* [EXERCISE]: Return every line below as is, leaving out the pictures.

++++

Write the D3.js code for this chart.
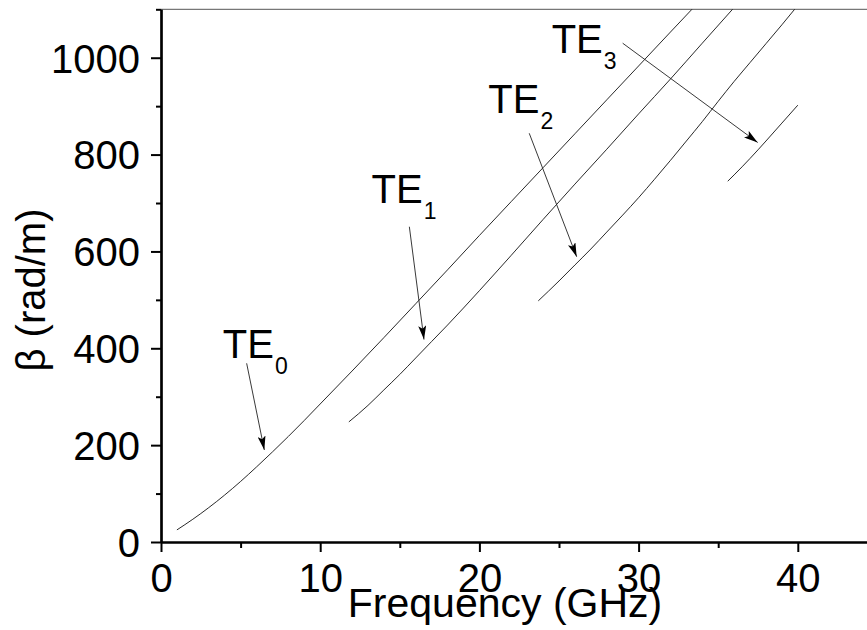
<!DOCTYPE html>
<html>
<head>
<meta charset="utf-8">
<script src="https://cdn.jsdelivr.net/npm/d3@7"></script>
<style>
  html, body { margin: 0; padding: 0; background: #fff; }
  svg { display: block; font-family: "Liberation Sans", Arial, sans-serif; }
</style>
</head>
<body>
<svg id="chart" width="867" height="630"></svg>
<script>
// ---- data (frequency in GHz, beta in rad/m) ----
const te0Freq = [1.0, 2, 3, 4, 5, 6, 7, 8, 9, 10, 12, 14, 16, 18, 20, 22, 24, 26, 28, 30, 32, 33.35];
const te0Beta = [25, 47, 71, 97, 125, 155, 186, 218, 251, 285, 353, 422, 492, 562, 633, 703, 773, 843, 913, 983, 1053, 1100];

const te1Freq = [11.8, 13, 14, 15, 16, 17, 18, 20, 22, 24, 26, 28, 30, 32, 34, 35.9];
const te1Beta = [248, 282, 314, 346, 380, 414, 448, 519, 592, 666, 739, 811, 884, 956, 1030, 1100];

const te2Freq = [23.7, 25, 26, 27, 28, 29, 30, 31, 32, 33, 34, 35, 36, 37, 38, 39, 39.8];
const te2Beta = [498, 539, 572, 605, 640, 675, 711, 749, 788, 828, 868, 910, 951, 990, 1029, 1068, 1100];

const te3Freq = [35.6, 36, 37, 38, 39, 40.0];
const te3Beta = [745, 758, 792, 828, 865, 902];

const xMajorTicks = [0, 10, 20, 30, 40];
const xMinorTicks = [5, 15, 25, 35];
const yMajorTicks = [0, 200, 400, 600, 800, 1000];
const yMinorTicks = [100, 300, 500, 700, 900, 1100];

const modeNames = ["TE", "TE", "TE", "TE"];
const modeSubs = ["0", "1", "2", "3"];
// label anchor (data units) and arrow start/end (data units)
const labelFreq = [3.88, 13.23, 20.56, 24.54];
const labelBeta = [379, 699, 885, 1009];
const arrowFromFreq = [5.38, 15.6, 23.13, 29.0];
const arrowFromBeta = [369, 651, 844, 1030];
const arrowToFreq = [6.49, 16.52, 26.11, 37.48];
const arrowToBeta = [190, 418, 589, 825];

// ---- layout ----
const W = 867, H = 630;
const mLeft = 161, mRight = 867, mTop = 9.3, mBottom = 542;
const pxPerGHz = 15.92;
const x = d3.scaleLinear().domain([0, (mRight - mLeft) / pxPerGHz]).range([mLeft, mRight]);
const y = d3.scaleLinear().domain([0, 1100]).range([mBottom, mTop]);

const svg = d3.select("#chart");
const defs = svg.append("defs");

defs.append("clipPath").attr("id", "plotclip")
  .append("rect").attr("x", mLeft).attr("y", mTop - 1).attr("width", mRight - mLeft).attr("height", mBottom - mTop + 1);

const marker = defs.append("marker")
  .attr("id", "arrowhead")
  .attr("viewBox", "0 0 14 8")
  .attr("refX", 14).attr("refY", 4)
  .attr("markerWidth", 14).attr("markerHeight", 8)
  .attr("markerUnits", "userSpaceOnUse")
  .attr("orient", "auto");
marker.append("path").attr("d", "M0,0 L14,4 L0,8 L3,4 Z").attr("fill", "#000");

// top frame line
svg.append("line")
  .attr("x1", mLeft).attr("x2", mRight)
  .attr("y1", y(1100)).attr("y2", y(1100))
  .attr("stroke", "#555").attr("stroke-width", 1);

// ---- curves ----
const series = [
  [te0Freq, te0Beta],
  [te1Freq, te1Beta],
  [te2Freq, te2Beta],
  [te3Freq, te3Beta]
];
const line = d3.line().x(d => x(d[0])).y(d => y(d[1])).curve(d3.curveMonotoneX);
const g = svg.append("g").attr("clip-path", "url(#plotclip)");
series.forEach(([fs, bs]) => {
  g.append("path")
    .datum(fs.map((f, i) => [f, bs[i]]))
    .attr("d", line)
    .attr("fill", "none")
    .attr("stroke", "#111")
    .attr("stroke-width", 0.9);
});

// ---- axes ----
const fontSize = 40;
const xAxisMajor = d3.axisBottom(x).tickValues(xMajorTicks).tickSize(10).tickPadding(11.6).tickFormat(d3.format("d"));
const xAxisMinor = d3.axisBottom(x).tickValues(xMinorTicks).tickSize(6).tickFormat("");
const yAxisMajor = d3.axisLeft(y).tickValues(yMajorTicks).tickSize(10).tickPadding(11).tickFormat(d3.format("d"));
const yAxisMinor = d3.axisLeft(y).tickValues(yMinorTicks).tickSize(5).tickFormat("");

function styleAxis(sel) {
  sel.select(".domain").attr("stroke", "#000").attr("stroke-width", 2.2);
  sel.selectAll(".tick line").attr("stroke", "#000").attr("stroke-width", 2);
  sel.selectAll(".tick text").attr("fill", "#000").attr("font-size", fontSize)
    .attr("font-family", "'Liberation Sans', Arial, sans-serif");
}

svg.append("g").attr("transform", `translate(0,${mBottom})`).call(xAxisMinor.tickSizeOuter(0)).call(styleAxis);
svg.append("g").attr("transform", `translate(0,${mBottom})`).call(xAxisMajor.tickSizeOuter(0)).call(styleAxis);
svg.append("g").attr("transform", `translate(${mLeft},0)`).call(yAxisMinor.tickSizeOuter(0)).call(styleAxis);
const yg = svg.append("g").attr("transform", `translate(${mLeft},0)`).call(yAxisMajor.tickSizeOuter(0)).call(styleAxis);
yg.selectAll(".tick text").attr("dy", "0.36em");

// axis titles
svg.append("text")
  .attr("x", 505).attr("y", 617)
  .attr("text-anchor", "middle")
  .attr("font-size", 41)
  .attr("fill", "#000")
  .text("Frequency (GHz)");

svg.append("text")
  .attr("transform", `translate(45,290) rotate(-90)`)
  .attr("text-anchor", "middle")
  .attr("font-size", 40)
  .attr("fill", "#000")
  .text("β (rad/m)");

// ---- annotations ----
modeNames.forEach((name, i) => {
  const t = svg.append("text")
    .attr("x", x(labelFreq[i])).attr("y", y(labelBeta[i]))
    .attr("font-size", 40).attr("fill", "#000");
  t.append("tspan").text(name);
  t.append("tspan").attr("font-size", 23).attr("dy", 16).attr("dx", 1).text(modeSubs[i]);

  svg.append("line")
    .attr("x1", x(arrowFromFreq[i])).attr("y1", y(arrowFromBeta[i]))
    .attr("x2", x(arrowToFreq[i])).attr("y2", y(arrowToBeta[i]))
    .attr("stroke", "#222").attr("stroke-width", 0.9)
    .attr("marker-end", "url(#arrowhead)");
});
</script>
</body>
</html>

++++

* [SOLUTION TO THE PROBLEM]:
Write the D3.js code for this chart.
<!DOCTYPE html>
<html>
<head>
<meta charset="utf-8">
<script src="https://cdn.jsdelivr.net/npm/d3@7"></script>
<style>
  html, body { margin: 0; padding: 0; background: #fff; }
  svg { display: block; font-family: "Liberation Sans", Arial, sans-serif; }
</style>
</head>
<body>
<svg id="chart" width="867" height="630"></svg>
<script>
// ---- data (frequency in GHz, beta in rad/m) ----
const te0Freq = [1.0, 2, 3, 4, 5, 6, 7, 8, 9, 10, 12, 14, 16, 18, 20, 22, 24, 26, 28, 30, 32, 33.35];
const te0Beta = [25, 47, 71, 97, 125, 155, 186, 218, 251, 285, 353, 422, 492, 562, 633, 703, 773, 843, 913, 983, 1053, 1100];

const te1Freq = [11.8, 13, 14, 15, 16, 17, 18, 20, 22, 24, 26, 28, 30, 32, 34, 35.9];
const te1Beta = [248, 282, 314, 346, 380, 414, 448, 519, 592, 666, 739, 811, 884, 956, 1030, 1100];

const te2Freq = [23.7, 25, 26, 27, 28, 29, 30, 31, 32, 33, 34, 35, 36, 37, 38, 39, 39.8];
const te2Beta = [498, 539, 572, 605, 640, 675, 711, 749, 788, 828, 868, 910, 951, 990, 1029, 1068, 1100];

const te3Freq = [35.6, 36, 37, 38, 39, 40.0];
const te3Beta = [745, 758, 792, 828, 865, 902];

const xMajorTicks = [0, 10, 20, 30, 40];
const xMinorTicks = [5, 15, 25, 35];
const yMajorTicks = [0, 200, 400, 600, 800, 1000];
const yMinorTicks = [100, 300, 500, 700, 900, 1100];

const modeNames = ["TE", "TE", "TE", "TE"];
const modeSubs = ["0", "1", "2", "3"];
// label anchor (data units) and arrow start/end (data units)
const labelFreq = [3.88, 13.23, 20.56, 24.54];
const labelBeta = [379, 699, 885, 1009];
const arrowFromFreq = [5.38, 15.6, 23.13, 29.0];
const arrowFromBeta = [369, 651, 844, 1030];
const arrowToFreq = [6.49, 16.52, 26.11, 37.48];
const arrowToBeta = [190, 418, 589, 825];

// ---- layout ----
const W = 867, H = 630;
const mLeft = 161, mRight = 867, mTop = 9.3, mBottom = 542;
const pxPerGHz = 15.92;
const x = d3.scaleLinear().domain([0, (mRight - mLeft) / pxPerGHz]).range([mLeft, mRight]);
const y = d3.scaleLinear().domain([0, 1100]).range([mBottom, mTop]);

const svg = d3.select("#chart");
const defs = svg.append("defs");

defs.append("clipPath").attr("id", "plotclip")
  .append("rect").attr("x", mLeft).attr("y", mTop - 1).attr("width", mRight - mLeft).attr("height", mBottom - mTop + 1);

const marker = defs.append("marker")
  .attr("id", "arrowhead")
  .attr("viewBox", "0 0 14 8")
  .attr("refX", 14).attr("refY", 4)
  .attr("markerWidth", 14).attr("markerHeight", 8)
  .attr("markerUnits", "userSpaceOnUse")
  .attr("orient", "auto");
marker.append("path").attr("d", "M0,0 L14,4 L0,8 L3,4 Z").attr("fill", "#000");

// top frame line
svg.append("line")
  .attr("x1", mLeft).attr("x2", mRight)
  .attr("y1", y(1100)).attr("y2", y(1100))
  .attr("stroke", "#555").attr("stroke-width", 1);

// ---- curves ----
const series = [
  [te0Freq, te0Beta],
  [te1Freq, te1Beta],
  [te2Freq, te2Beta],
  [te3Freq, te3Beta]
];
const line = d3.line().x(d => x(d[0])).y(d => y(d[1])).curve(d3.curveMonotoneX);
const g = svg.append("g").attr("clip-path", "url(#plotclip)");
series.forEach(([fs, bs]) => {
  g.append("path")
    .datum(fs.map((f, i) => [f, bs[i]]))
    .attr("d", line)
    .attr("fill", "none")
    .attr("stroke", "#111")
    .attr("stroke-width", 0.9);
});

// ---- axes ----
const fontSize = 40;
const xAxisMajor = d3.axisBottom(x).tickValues(xMajorTicks).tickSize(10).tickPadding(11.6).tickFormat(d3.format("d"));
const xAxisMinor = d3.axisBottom(x).tickValues(xMinorTicks).tickSize(6).tickFormat("");
const yAxisMajor = d3.axisLeft(y).tickValues(yMajorTicks).tickSize(10).tickPadding(11).tickFormat(d3.format("d"));
const yAxisMinor = d3.axisLeft(y).tickValues(yMinorTicks).tickSize(5).tickFormat("");

function styleAxis(sel) {
  sel.select(".domain").attr("stroke", "#000").attr("stroke-width", 2.2);
  sel.selectAll(".tick line").attr("stroke", "#000").attr("stroke-width", 2);
  sel.selectAll(".tick text").attr("fill", "#000").attr("font-size", fontSize)
    .attr("font-family", "'Liberation Sans', Arial, sans-serif");
}

svg.append("g").attr("transform", `translate(0,${mBottom})`).call(xAxisMinor.tickSizeOuter(0)).call(styleAxis);
svg.append("g").attr("transform", `translate(0,${mBottom})`).call(xAxisMajor.tickSizeOuter(0)).call(styleAxis);
svg.append("g").attr("transform", `translate(${mLeft},0)`).call(yAxisMinor.tickSizeOuter(0)).call(styleAxis);
const yg = svg.append("g").attr("transform", `translate(${mLeft},0)`).call(yAxisMajor.tickSizeOuter(0)).call(styleAxis);
yg.selectAll(".tick text").attr("dy", "0.36em");

// axis titles
svg.append("text")
  .attr("x", 505).attr("y", 617)
  .attr("text-anchor", "middle")
  .attr("font-size", 41)
  .attr("fill", "#000")
  .text("Frequency (GHz)");

svg.append("text")
  .attr("transform", `translate(45,290) rotate(-90)`)
  .attr("text-anchor", "middle")
  .attr("font-size", 40)
  .attr("fill", "#000")
  .text("β (rad/m)");

// ---- annotations ----
modeNames.forEach((name, i) => {
  const t = svg.append("text")
    .attr("x", x(labelFreq[i])).attr("y", y(labelBeta[i]))
    .attr("font-size", 40).attr("fill", "#000");
  t.append("tspan").text(name);
  t.append("tspan").attr("font-size", 23).attr("dy", 16).attr("dx", 1).text(modeSubs[i]);

  svg.append("line")
    .attr("x1", x(arrowFromFreq[i])).attr("y1", y(arrowFromBeta[i]))
    .attr("x2", x(arrowToFreq[i])).attr("y2", y(arrowToBeta[i]))
    .attr("stroke", "#222").attr("stroke-width", 0.9)
    .attr("marker-end", "url(#arrowhead)");
});
</script>
</body>
</html>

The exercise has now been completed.